Teachers in grades 4-12 from the School District of Philadelphia, area charter and independent schools participated in a professional development workshop at the Franklin Institute on May 16, 2018. The event, “Get Climate Ready,” was funded by a grant from CUSP (Climate and Urban Systems Partnership). Grant recipients were National Wildlife Federation’s Eco Schools USA, the School District of Philadelphia, and sustainability consultants Boyer Sudduth Environmental Consultants. The event empowered teachers with the tools to incorporate hands-on activities and lesson plans about climate change into their curriculum as well as help their school reduce climate impacts.
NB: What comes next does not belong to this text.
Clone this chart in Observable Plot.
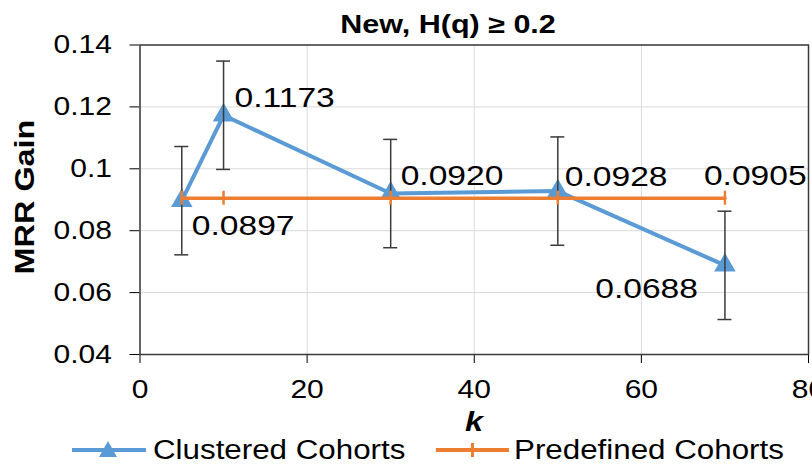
<!DOCTYPE html>
<html><head><meta charset="utf-8">
<script src="https://cdn.jsdelivr.net/npm/d3@7"></script>
<script src="https://cdn.jsdelivr.net/npm/@observablehq/plot@0.6"></script>
<style>
body{margin:0;background:#fff;font-family:"Liberation Sans",Arial,sans-serif;}
#wrap{position:relative;width:812px;height:465px;overflow:hidden;background:#fff;}
#wrap svg{position:absolute;left:0;top:0;}
.ov{position:absolute;white-space:nowrap;color:#000;line-height:1;}
</style></head><body>
<div id="wrap"></div>
<script>
// ---- data ----
const kValues = [5, 10, 30, 50, 70];
const clustered = [0.0897, 0.1173, 0.0920, 0.0928, 0.0688];
const clusteredErr = [0.0175, 0.0175, 0.0175, 0.0175, 0.0175];
const predefined = [0.0905, 0.0905, 0.0905, 0.0905, 0.0905];
const clusteredLabels = ["0.0897", "0.1173", "0.0920", "0.0928", "0.0688"];
const predefinedLabel = "0.0905";
const xTicks = [0, 20, 40, 60, 80];
const yTicks = [0.04, 0.06, 0.08, 0.1, 0.12, 0.14];
const yTickLabels = ["0.04", "0.06", "0.08", "0.1", "0.12", "0.14"];
const titleText = "New, H(q) \u2265 0.2";
const xLabel = "k";
const yLabel = "MRR Gain";
const seriesNames = ["Clustered Cohorts", "Predefined Cohorts"];

// ---- style ----
const BLUE = "#5B9BD5", ORANGE = "#ED7D31", GRID = "#d9d9d9", DARK = "#3a3a3a";
const clusteredLabelPlacement = [
  {dx: 10, dy: 25, anchor: "start"},
  {dx: 11, dy: -17, anchor: "start"},
  {dx: 10, dy: -18, anchor: "start"},
  {dx: 7, dy: -14, anchor: "start"},
  {dx: -27, dy: 24, anchor: "end"}
];
const predefinedLabelPlacement = {dx: -21, dy: -22, anchor: "start"};

const data = kValues.map((k, i) => ({
  k, c: clustered[i], lo: clustered[i] - clusteredErr[i], hi: clustered[i] + clusteredErr[i],
  p: predefined[i], label: clusteredLabels[i]
}));

const labelMarks = data.map((d, i) => Plot.text([d], {
  x: "k", y: "c", text: "label",
  dx: clusteredLabelPlacement[i].dx, dy: clusteredLabelPlacement[i].dy,
  textAnchor: clusteredLabelPlacement[i].anchor, fontSize: 28, fill: "#000"
}));
const last = data[data.length - 1];

const svg = Plot.plot({
  width: 812, height: 465,
  marginTop: 44.5, marginBottom: 111, marginLeft: 139.5, marginRight: 4,
  style: {fontFamily: '"Liberation Sans", Arial, sans-serif', fontSize: "25px", color: "#000", background: "transparent"},
  x: {domain: [0, 80], ticks: xTicks, tickSize: 9, tickPadding: 17, label: null, tickFormat: d => String(d)},
  y: {domain: [0.04, 0.14], ticks: yTicks, tickSize: 10, tickPadding: 18, label: null,
      tickFormat: d => yTickLabels[yTicks.indexOf(d)]},
  marks: [
    Plot.ruleY(yTicks, {stroke: GRID, strokeWidth: 1}),
    Plot.ruleX(xTicks, {stroke: GRID, strokeWidth: 1}),
    Plot.frame({stroke: DARK, strokeWidth: 1.5}),
    Plot.line(data, {x: "k", y: "c", stroke: BLUE, strokeWidth: 4}),
    Plot.dot(data, {x: "k", y: "c", symbol: "triangle", r: 8, fill: BLUE, stroke: null}),
    Plot.ruleX(data, {x: "k", y1: "lo", y2: "hi", stroke: DARK, strokeWidth: 1.5}),
    Plot.ruleY(data, {y: "hi", x1: "k", x2: "k", insetLeft: -7, insetRight: -7, stroke: DARK, strokeWidth: 1.5}),
    Plot.ruleY(data, {y: "lo", x1: "k", x2: "k", insetLeft: -7, insetRight: -7, stroke: DARK, strokeWidth: 1.5}),
    Plot.line(data, {x: "k", y: "p", stroke: ORANGE, strokeWidth: 3.5}),
    Plot.ruleX(data, {x: "k", y1: "p", y2: "p", insetTop: -7, insetBottom: -7, stroke: ORANGE, strokeWidth: 2.5}),
    ...labelMarks,
    Plot.text([last], {x: "k", y: "p", text: () => predefinedLabel,
      dx: predefinedLabelPlacement.dx, dy: predefinedLabelPlacement.dy,
      textAnchor: predefinedLabelPlacement.anchor, fontSize: 28, fill: "#000"})
  ]
});

// widen glyphs horizontally (reference text is rendered wide)
const S = 1.2;
svg.querySelectorAll("text").forEach(t => {
  const x = t.getAttribute("x") || 0;
  t.removeAttribute("x");
  const tr = t.getAttribute("transform") || "";
  t.setAttribute("transform", `${tr} translate(${x},0) scale(${S},1)`);
});

const wrap = document.getElementById("wrap");
wrap.appendChild(svg);

function ov(text, css) {
  const d = document.createElement("div");
  d.className = "ov";
  d.textContent = text;
  Object.assign(d.style, css);
  wrap.appendChild(d);
  return d;
}
// title
ov(titleText, {left: "448px", top: "24px", fontWeight: "bold", fontSize: "25px",
  transform: "translate(-50%,-50%) scaleX(1.22)"});
// y label
ov(yLabel, {left: "25px", top: "197px", fontWeight: "bold", fontSize: "27px",
  transform: "translate(-50%,-50%) rotate(-90deg) scaleX(1.2)"});
// x label
ov(xLabel, {left: "474px", top: "422px", fontWeight: "bold", fontStyle: "italic", fontSize: "27px",
  transform: "translate(-50%,-50%) scaleX(1.2)"});

// legend
function box(css) {
  const d = document.createElement("div");
  d.style.position = "absolute";
  Object.assign(d.style, css);
  wrap.appendChild(d);
}
box({left: "72px", top: "448px", width: "74px", height: "4px", background: BLUE});
box({left: "99px", top: "441px", width: "0", height: "0", borderLeft: "9px solid transparent",
  borderRight: "9px solid transparent", borderBottom: "16px solid " + BLUE});
ov(seriesNames[0], {left: "153px", top: "450px", fontSize: "27px", transformOrigin: "0 50%",
  transform: "translateY(-50%) scaleX(1.16)"});
box({left: "436px", top: "448.25px", width: "73px", height: "3.5px", background: ORANGE});
box({left: "471px", top: "443px", width: "2.5px", height: "14px", background: ORANGE});
ov(seriesNames[1], {left: "514px", top: "450px", fontSize: "27px", transformOrigin: "0 50%",
  transform: "translateY(-50%) scaleX(1.16)"});
</script>
</body></html>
“What’s the difference between weather, climate and climate change?” With this question, Mary Ann Boyer of Boyer Sudduth Environmental Consultants kicked off the interactive professional development workshop on climate change in Philadelphia. Teachers gathered in small groups to define key terms and then convened to establish a working definition for each word. “Weather,” “climate,” and “climate change” are commonly confused words that all have very different meanings. Weather is seasonal short term change, whereas climate is long term weather patterns in a given geographic region, and climate change illustrates new patterns that arise from global warming.
Dr. Rachel Valletta, CUSP’s Director and Environmental Scientist for The Franklin Institute, presented the science behind climate change with information on how Philadelphia will be a hotter and wetter city in the future. She explained that there will be increased intensity of storms and more rain. By 2050, we can expect three weeks of additional days above 90 degrees Fahrenheit.
Anne Sudduth of Boyer Sudduth Environmental Consultants then presented “Step Forward, Step Back for Climate Change,” an interactive activity that helps students see how their own actions can help or harm the climate. Students are directed to step forward or backwards in response to questions about actions that impact personal carbon footprint, such as eating red meat daily, hanging clothes dry or taking public transit.
Dr. Rachel Valletta then showed teachers the Franklin Institute’s creative, hands-on models that demonstrate how the albedo effect and trees play a part in mitigating the effects of climate change (see picture). To find descriptions of these model or to order one for your school please visit CUSP’s website here. After the demonstrations, Holly Shields, Regional Educational Manager for National Wildlife Federation’s Eco-Schools program, and Megan Garner, Sustainability Manager for the School District of Philadelphia, explained how schools and communities can receive national recognition for becoming greener.